Il est d’autant plus surprenant d’entendre le discours amnésique des tenant de l’austérité — et surtout en Allemagne ! — qui n’ignorent pas que dans la relation historique du plus fort au plus faible, ce dernier, lorsqu’il est acculé et pris à la gorge, peut en quelques années représenter une menace d’envergure pour ses voisins. Le ministre des Finances allemand, Wolfgang Schauble, expliquant que « Gouverner, c’est avoir rendez-vous avec la réalité » ferait fort bien, en effet, de se souvenir des périodes dans lesquelles son pays se trouvait asphyxié économiquement, isolé, humilié, avec les conséquences que l’on connaît. Parce que la réalité des peuples, elle, ne perd pas de temps sur les gouvernements. Et que le moralisme en période de crise n’est pas toujours de bon ton…

Parce que la réalité des peuples, elle, ne perd pas de temps sur les gouvernements.

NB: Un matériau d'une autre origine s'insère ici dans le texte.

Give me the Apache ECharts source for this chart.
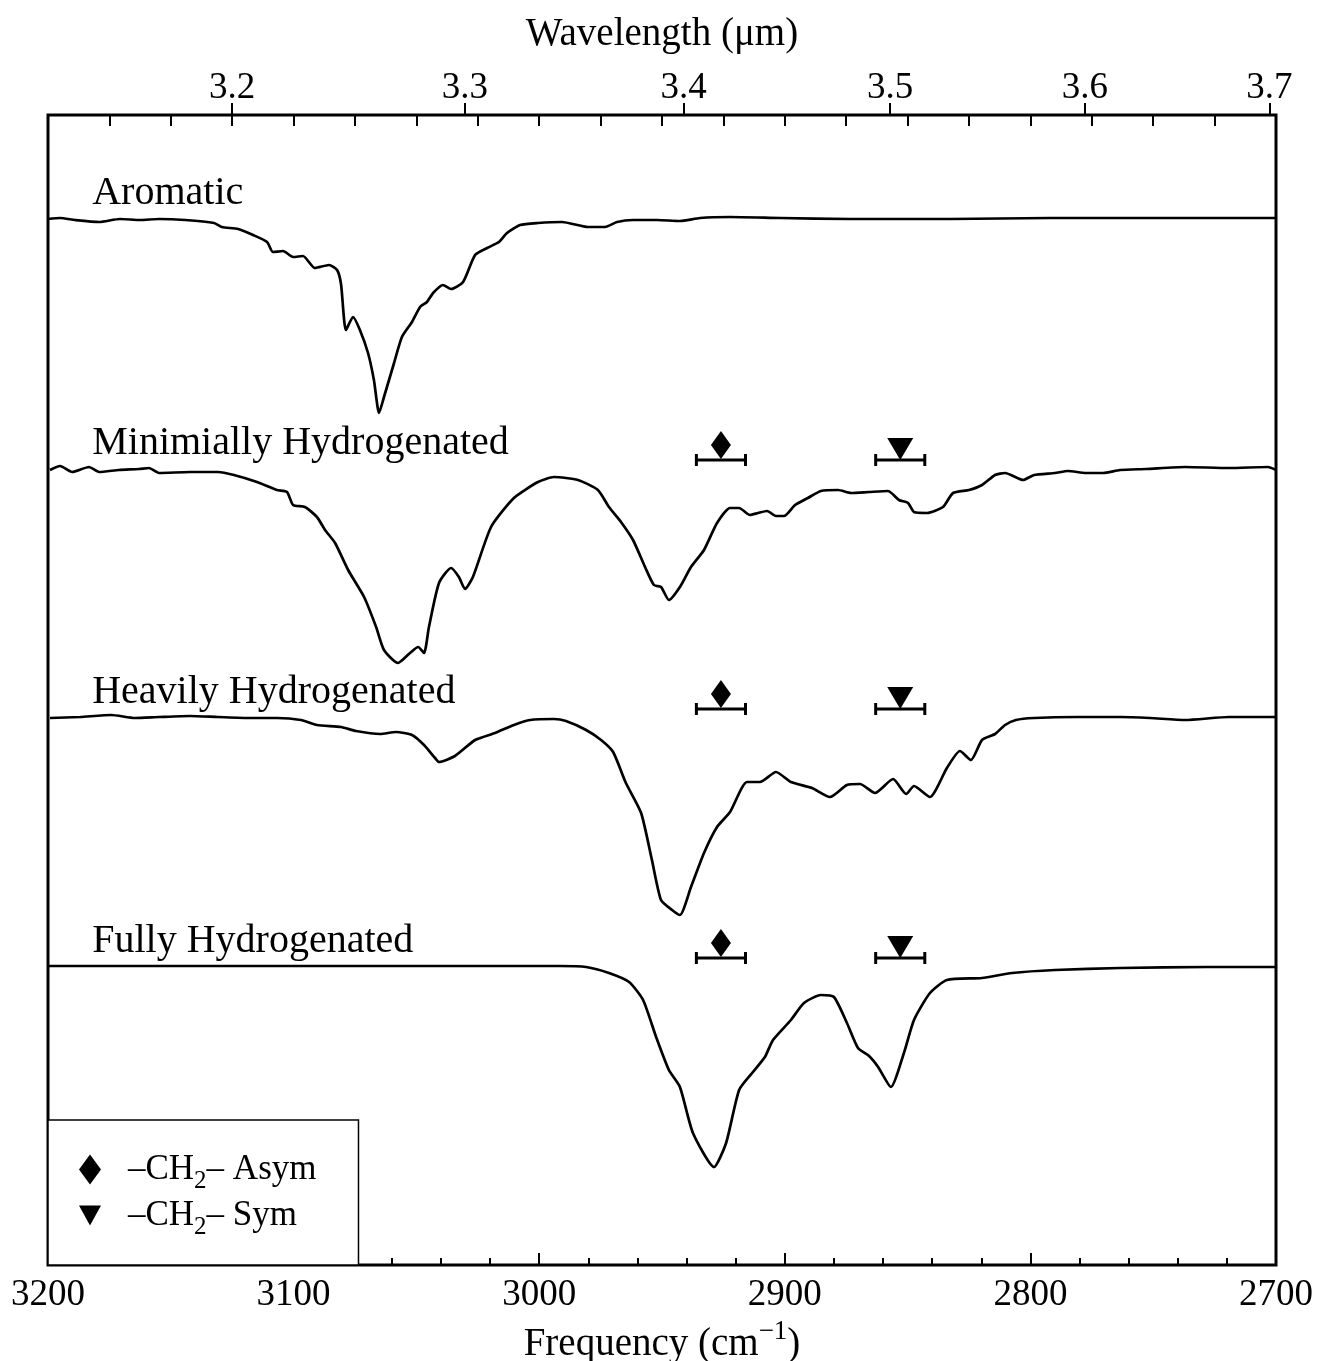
<!DOCTYPE html>
<html>
<head>
<meta charset="utf-8">
<script src="https://cdn.jsdelivr.net/npm/echarts@6/dist/echarts.min.js"></script>
<style>
  html, body { margin: 0; padding: 0; background: #fff; }
  #chart { width: 1321px; height: 1361px; }
</style>
</head>
<body>
<div id="chart"></div>
<script>
// spectrum labels and vertical offsets (arbitrary units)
const names = ['Aromatic', 'Minimially Hydrogenated', 'Heavily Hydrogenated', 'Fully Hydrogenated'];
const offsets = [104.7, 79.7, 54.8, 29.9];

// [frequency cm-1, depth relative to baseline]
const aromatic = [
  [3200, -0.1], [3195.1, 0], [3189.0, -0.2], [3179.2, -0.4], [3170.7, -0.1], [3162.5, -0.2],
  [3154.8, -0.1], [3144.2, -0.2], [3132.4, -0.5], [3129.2, -0.9], [3122.6, -1.1], [3116.5, -1.7],
  [3110.8, -2.4], [3108.4, -3.4], [3104.3, -3.3], [3100.2, -3.9], [3096.2, -3.8], [3091.3, -5.0],
  [3085.6, -4.7], [3082.3, -5.2], [3080.7, -6.6], [3078.7, -11.2], [3075.8, -9.9], [3073.0, -11.2],
  [3069.7, -13.5], [3067.3, -16.2], [3065.2, -19.5], [3063.2, -17.9], [3059.1, -14.5], [3055.9, -11.9],
  [3051.8, -10.4], [3048.5, -8.9], [3045.7, -8.4], [3043.2, -7.5], [3039.2, -6.7], [3035.9, -7.1],
  [3031.0, -6.4], [3026.1, -3.7], [3021.2, -3.0], [3016.4, -2.4], [3013.1, -1.5], [3007.8, -0.7],
  [3000.5, -0.5], [2990.7, -0.4], [2980.1, -0.9], [2973.2, -0.9], [2968.3, -0.4], [2961.8, -0.2],
  [2952.0, -0.2], [2942.7, -0.3], [2934.5, 0], [2922.3, 0.1], [2901.9, 0], [2873.4, -0.1],
  [2832.7, -0.1], [2792.0, 0], [2751.3, 0], [2700, 0]
];
const minimal = [
  [3199.2, -0.2], [3195.1, 0.2], [3190.2, -0.4], [3183.3, 0.1], [3179.2, -0.4], [3171.1, -0.2],
  [3162.9, -0.1], [3158.9, 0], [3154.8, -0.5], [3142.2, -0.4], [3130.8, -0.4], [3124.3, -0.7],
  [3114.9, -1.4], [3106.8, -2.2], [3102.7, -2.4], [3100.2, -3.7], [3095.4, -3.9], [3090.5, -4.9],
  [3087.2, -6.2], [3083.1, -7.5], [3077.8, -10.2], [3071.3, -12.9], [3066.4, -15.9], [3063.2, -18.2],
  [3057.5, -19.5], [3052.6, -18.5], [3049.3, -17.9], [3046.9, -18.5], [3044.9, -15.9], [3040.8, -11.5],
  [3035.9, -10.0], [3032.7, -10.9], [3030.2, -12.1], [3027.0, -10.9], [3019.6, -5.9], [3010.3, -3.0],
  [3000.5, -1.4], [2994.0, -0.9], [2984.2, -1.2], [2976.1, -2.2], [2971.6, -3.9], [2966.7, -5.4],
  [2961.8, -7.2], [2956.9, -9.9], [2953.3, -11.7], [2950.4, -11.9], [2947.2, -13.2], [2942.7, -11.9],
  [2938.2, -9.9], [2932.9, -8.2], [2927.6, -5.5], [2922.3, -4.0], [2918.6, -4.0], [2914.2, -4.7],
  [2910.9, -4.5], [2907.2, -4.3], [2903.6, -4.8], [2900.3, -4.8], [2895.8, -3.7], [2890.6, -3.0],
  [2885.3, -2.3], [2878.3, -2.2], [2873.0, -2.5], [2865.7, -2.4], [2858.0, -2.3], [2853.5, -3.2],
  [2849.8, -3.5], [2847.4, -4.4], [2842.1, -4.5], [2835.6, -3.9], [2831.5, -2.5], [2825.0, -2.2],
  [2819.7, -1.7], [2814.4, -0.7], [2810.3, -0.5], [2803.0, -1.2], [2798.5, -0.7], [2790.0, -0.5],
  [2784.7, -0.3], [2777.4, -0.5], [2770.4, -0.5], [2763.5, -0.2], [2752.9, -0.1], [2737.0, 0.1],
  [2719.1, 0], [2703.3, 0.1], [2700, -0.2]
];
const heavy = [
  [3199.2, -0.1], [3187.0, 0], [3174.3, 0.2], [3164.6, -0.1], [3154.8, 0], [3142.2, 0.1],
  [3130.8, 0], [3117.8, -0.1], [3106.8, -0.1], [3097.0, -0.3], [3090.5, -0.8], [3080.7, -1.0],
  [3074.6, -1.4], [3064.8, -1.7], [3058.3, -1.5], [3051.8, -1.8], [3046.9, -2.8], [3042.4, -4.1],
  [3040.8, -4.5], [3034.3, -3.9], [3026.1, -2.3], [3018.0, -1.6], [3010.3, -0.8], [3003.7, -0.3],
  [2994.0, -0.2], [2989.1, -0.4], [2980.9, -1.3], [2974.8, -2.3], [2969.9, -3.5], [2964.7, -6.6],
  [2958.5, -9.6], [2954.1, -14.3], [2950.4, -18.3], [2945.9, -19.3], [2942.7, -19.8], [2938.2, -17.0],
  [2932.9, -13.6], [2927.6, -11.0], [2922.3, -9.5], [2915.4, -6.5], [2910.1, -6.5], [2903.6, -5.5],
  [2897.5, -6.5], [2888.9, -7.1], [2881.6, -8.0], [2874.7, -6.8], [2869.4, -6.7], [2863.3, -7.6],
  [2855.9, -6.2], [2850.6, -7.7], [2847.4, -6.9], [2840.9, -8.0], [2834.0, -5.1], [2828.7, -3.4],
  [2824.2, -4.3], [2819.7, -2.3], [2814.4, -1.7], [2810.3, -0.8], [2805.9, -0.3], [2798.5, -0.1],
  [2781.0, 0], [2763.5, 0], [2751.3, -0.1], [2737.0, -0.3], [2719.1, 0], [2700, 0]
];
const full = [
  [3200, 0], [3138.1, 0], [3056.7, 0], [2991.5, 0], [2980.9, -0.1], [2971.6, -0.7],
  [2963.4, -1.6], [2957.7, -3.4], [2952.4, -7.1], [2947.2, -10.4], [2942.7, -12.1], [2937.4, -16.7],
  [2928.8, -20.1], [2923.9, -17.7], [2918.6, -12.4], [2913.3, -10.7], [2908.1, -9.1], [2904.8, -7.4],
  [2897.5, -5.4], [2892.2, -3.7], [2885.3, -2.9], [2880.0, -3.1], [2874.7, -5.7], [2870.2, -8.2],
  [2865.7, -9.0], [2862.0, -10.1], [2856.8, -12.1], [2851.5, -8.7], [2847.4, -5.4], [2840.9, -2.7],
  [2834.0, -1.4], [2819.7, -1.2], [2807.5, -0.7], [2790.0, -0.4], [2763.5, -0.2], [2728.1, -0.1],
  [2700, -0.1]
];
const spectra = [aromatic, minimal, heavy, full];

// -CH2- band positions and their width bars
const asymCenter = 2926;
const symCenter = 2853;
const bandHalfWidth = 10;
const bandRows = [1, 2, 3];
const bandLift = 0.8;

const wavelengthTicks = [3.2, 3.3, 3.4, 3.5, 3.6, 3.7];

const serif = 'Liberation Serif';
const chart = echarts.init(document.getElementById('chart'));

const lineSeries = spectra.map((s, i) => ({
  name: names[i],
  type: 'line',
  data: s.map(d => [d[0], offsets[i] + d[1]]),
  showSymbol: false,
  smooth: 0.2,
  lineStyle: { color: '#000', width: 2.7 },
  silent: true
}));

const barData = [];
bandRows.forEach(r => {
  barData.push([asymCenter, offsets[r] + bandLift, bandHalfWidth]);
  barData.push([symCenter, offsets[r] + bandLift, bandHalfWidth]);
});

const option = {
  animation: false,
  backgroundColor: '#fff',
  grid: {
    left: 48, right: 45, top: 115, bottom: 96, outerBoundsMode: 'none',
    show: true, borderColor: '#000', borderWidth: 3
  },
  xAxis: [
    {
      type: 'value', position: 'bottom', min: 2700, max: 3200, interval: 100, inverse: true,
      axisLine: { show: false },
      axisTick: { inside: true, length: 12, lineStyle: { color: '#000', width: 2 } },
      minorTick: { show: true, splitNumber: 5, length: 7, lineStyle: { color: '#000', width: 2 } },
      splitLine: { show: false },
      axisLabel: {
        color: '#000', fontFamily: serif, fontSize: 37, margin: 12,
        showMinLabel: true, showMaxLabel: true, formatter: v => String(v)
      },
      name: 'Frequency (cm{sup|−1})', nameLocation: 'middle', nameGap: 52,
      nameTextStyle: {
        color: '#000', fontFamily: serif, fontSize: 39,
        rich: { sup: { fontFamily: serif, fontSize: 27, color: '#000', padding: [0, 0, 24, 0] } }
      }
    },
    {
      type: 'value', position: 'top', min: 2700, max: 3200, inverse: true,
      axisLine: { show: false },
      axisTick: { inside: false, length: 12, customValues: wavelengthTicks.map(l => 10000 / l), lineStyle: { color: '#000', width: 2 } },
      splitLine: { show: false },
      axisLabel: {
        color: '#000', fontFamily: serif, fontSize: 37, margin: 8,
        customValues: wavelengthTicks.map(l => 10000 / l),
        formatter: v => (10000 / v).toFixed(1)
      },
      name: 'Wavelength (μm)', nameLocation: 'middle', nameGap: 61,
      nameTextStyle: { color: '#000', fontFamily: serif, fontSize: 39 }
    },
    {
      type: 'value', position: 'top', min: 2700, max: 3200, interval: 25, inverse: true,
      axisLine: { show: false },
      axisTick: { inside: true, length: 11, lineStyle: { color: '#000', width: 2 } },
      axisLabel: { show: false },
      splitLine: { show: false }
    }
  ],
  yAxis: { type: 'value', min: 0, max: 115, show: false },
  legend: {
    orient: 'vertical', left: 48, top: 1120,
    padding: [32, 42, 25, 31], itemGap: 4, itemWidth: 22, itemHeight: 30,
    borderColor: '#000', borderWidth: 1.5, backgroundColor: '#fff',
    data: [
      { name: 'asym', icon: 'diamond' },
      { name: 'sym', icon: 'path://M0,0L20,0L10,18Z' }
    ],
    formatter: n => n === 'asym' ? '–CH{sub|2}– Asym' : '–CH{sub|2}– Sym',
    textStyle: {
      color: '#000', fontFamily: serif, fontSize: 35, padding: [0, 0, 0, 22],
      rich: { sub: { fontFamily: serif, fontSize: 25, color: '#000', padding: [24, 0, 0, 0] } }
    },
    selectedMode: false
  },
  series: lineSeries.concat([
    {
      name: 'labels', type: 'scatter', symbolSize: 0, silent: true,
      itemStyle: { opacity: 1 },
      data: names.map((n, i) => ({ name: n, value: [3182, offsets[i] + 2.5] })),
      label: { show: true, position: 'right', distance: 0, formatter: '{b}', color: '#000', fontFamily: serif, fontSize: 40 }
    },
    {
      name: 'bars', type: 'custom', silent: true,
      data: barData,
      encode: { x: 0, y: 1 },
      renderItem: function (params, api) {
        const y = api.value(1);
        const a = api.coord([api.value(0) - api.value(2), y]);
        const b = api.coord([api.value(0) + api.value(2), y]);
        const cap = 6;
        const st = { stroke: '#000', lineWidth: 3 };
        return {
          type: 'group',
          children: [
            { type: 'line', shape: { x1: a[0], y1: a[1], x2: b[0], y2: b[1] }, style: st },
            { type: 'line', shape: { x1: a[0], y1: a[1] - cap, x2: a[0], y2: a[1] + cap }, style: st },
            { type: 'line', shape: { x1: b[0], y1: b[1] - cap, x2: b[0], y2: b[1] + cap }, style: st }
          ]
        };
      }
    },
    {
      name: 'asym', type: 'scatter', symbol: 'diamond', symbolSize: [20, 28], symbolOffset: [0, -15],
      itemStyle: { color: '#000', opacity: 1 }, silent: true,
      data: bandRows.map(r => [asymCenter, offsets[r] + bandLift])
    },
    {
      name: 'sym', type: 'scatter', symbol: 'path://M0,0L20,0L10,18Z', symbolSize: [26, 22], symbolOffset: [0, -11],
      itemStyle: { color: '#000', opacity: 1 }, silent: true,
      data: bandRows.map(r => [symCenter, offsets[r] + bandLift])
    }
  ])
};

chart.setOption(option);
</script>
</body>
</html>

C’est pourquoi, à l’évidence, nous refusons de rendre l’Europe, au nom des menaces qui pèsent aujourd’hui sur le continent, et qui sont trop grandes pour abandonner un membre de la famille européenne : la progression du terrorisme, les enjeux migratoires sur le pourtour méditerranéen, le péril climatique, les impératifs de sécurité militaire et énergétique, l’avenir des relations avec la Russie, ou la Turquie, dont la Grèce est limitrophe, ou encore le renforcement de nos propres institutions ; ces enjeux en cours ne tolèrent pas une telle perte de temps, sous le prétexte de l’orgueil de madame Merkel, de son ministre des Finances, d’une prétendue Troïka, des contribuables français ou allemands, et dont l’ensemble de l’Europe court le risque de sortir perdant.

Ce n’est pas qu’une question de valeurs, de doctrine, de réalisme ou de dignité des peuples, que de porter secours à une Grèce au bord du précipice, en faisant le choix de restructurer une partie de sa dette et en mettant en place un mécanisme de solidarité intra-européen. C’est une question qui engage l’avenir de la civilisation européenne sur ce qu’elle symbolise, sur sa capacité à sortir, hier, les nations de la solitude de la guerre, et demain du désespoir économique.